Pelamis, World’s First Commercial Wave Energy Project, Agucadoura, Portugal
Pelamis Wave Power's Agucadoura Wave Farm is the world's first commercial wave energy project located five kilometre off the Agucadoura coast in Portugal. The farm started delivering 2.25MW produced by three Pelamis generators in September 2008.
Pelamis Wave Power, earlier known as Ocean Power Delivery (OPD) supplied the first three Pelamis P-750 "advanced wave energy conversion technology" machines. Another 28 machines were planned as a part of phase 2 to generate 22.5MW for state-run power company Energias de Portugal.
The first three generators, however, had to be towed back to the port after four months of commissioning because of technical problems. The global financial crunch of 2008 made financing of the re-installation of the generators even more difficult. The wave farm has since then been shut down.
The order for the initial phase was worth €8.2m, funded by a Portuguese consortium led by Enersis. The project was expected to bring power ashore at Agucadoura, and provide electricity to 1,500 homes using the national state run electricity grid system. On completion of both the phases, the project was expected to meet the average electricity demand of more than 15,000 Portuguese households and displace above 60,000 carbon dioxide emissions tons per year.
Wave energy research was pioneered by "Salter’s Duck", developed by Professor Stephen Salter of the University of Edinburgh. With an efficiency of around 90%, the duck moves up and down with the waves. It is still a laboratory prototype, and was put on hold because of technical issues and a lack of support by the UK government. It did, however, lead to the development of the Pelamis.
The Pelamis is cylindrical, with four main tube segments linked by hinged joints. Each segment measures 120m long and 3.5m wide, and weighs 750 tons when fully ballasted. The machine operates semi-submerged, extracting power from the wave-induced motion of the hinged joints. This power is resisted by hydraulic rams, which pump high-pressure oil through smoothing accumulators to hydraulic motors. Each module contains a complete electro-hydraulic power generation system, with a single seabed cable linking several devices to the shore. The machine is held in position by a mooring system combining floats and weights that prevent the mooring cables from becoming taut. This maintains enough restraint to keep the Pelamis positioned but allows the machine to swing head on to oncoming waves. The Pelamis is ideally moored in waters around 50–60m deep (often 5–10km from the shore). This gives access to large swell waves but avoids the costs of a longer submarine cable.
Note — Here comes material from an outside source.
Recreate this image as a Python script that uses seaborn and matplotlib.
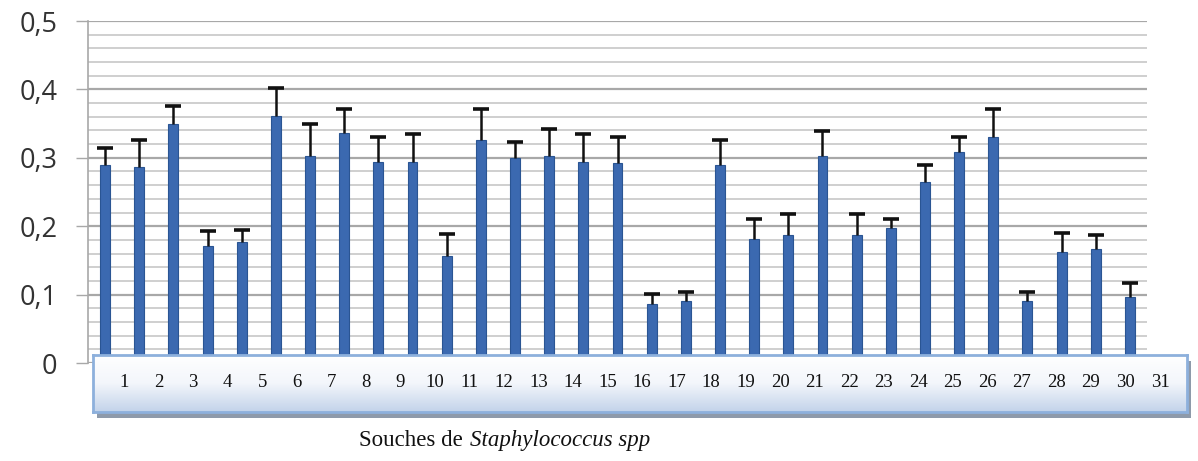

The first full-scale pre-production Pelamis prototype was tested at the European Marine Energy Centre in Orkney. The design was independently verified by WS Atkins according to (DNV) offshore codes and standards.
The modules for Portugal were originally fabricated in Stonehaven by Ross Deeptech, an experienced offshore fabricator. After installation of the electro-hydraulic power take-off systems was complete, the modules were transported to Lewis. There, they joined the main tube segments made by Camcal, a specialist in large cylindrical structures. The component parts were shipped in March 2006 to the Port of Peniche for final assembly, commissioning and installation at a site 5km off the coast of northern Portugal, near Póvoa de Varzim.
Portugal power market
Wave power is perhaps Portugal’s most promising form of renewable energy. Large, powerful waves come in from the Atlantic over a long coastline.
Estimates predict that wave power could make up to 30% of the country's gross domestic product by 2050. Wave also has the potential to become one of the lowest cost forms of electricity generation, with opening costs now around half those of wind energy and a quarter those of solar PV.
The Portuguese government has established a feeder market that pays a premium for wave-generated electricity.
This is the approach that led Denmark and Germany to kick-start the wind industry, which now has a turnover of over €12bn/year and employs 60,000 people worldwide. The worldwide market for wave power is estimated at £500bn.
The EU-funded Agucadoura project was started in 2003, and is the result of over 20 years of research at Lisbon's Superior Technical Institute. The project was funded by a consortium headed by Portuguese renewable energy company Enersis. Enersis' controlling shareholder is Endesa, a Spanish multinational that holds over 60% of the company's shares.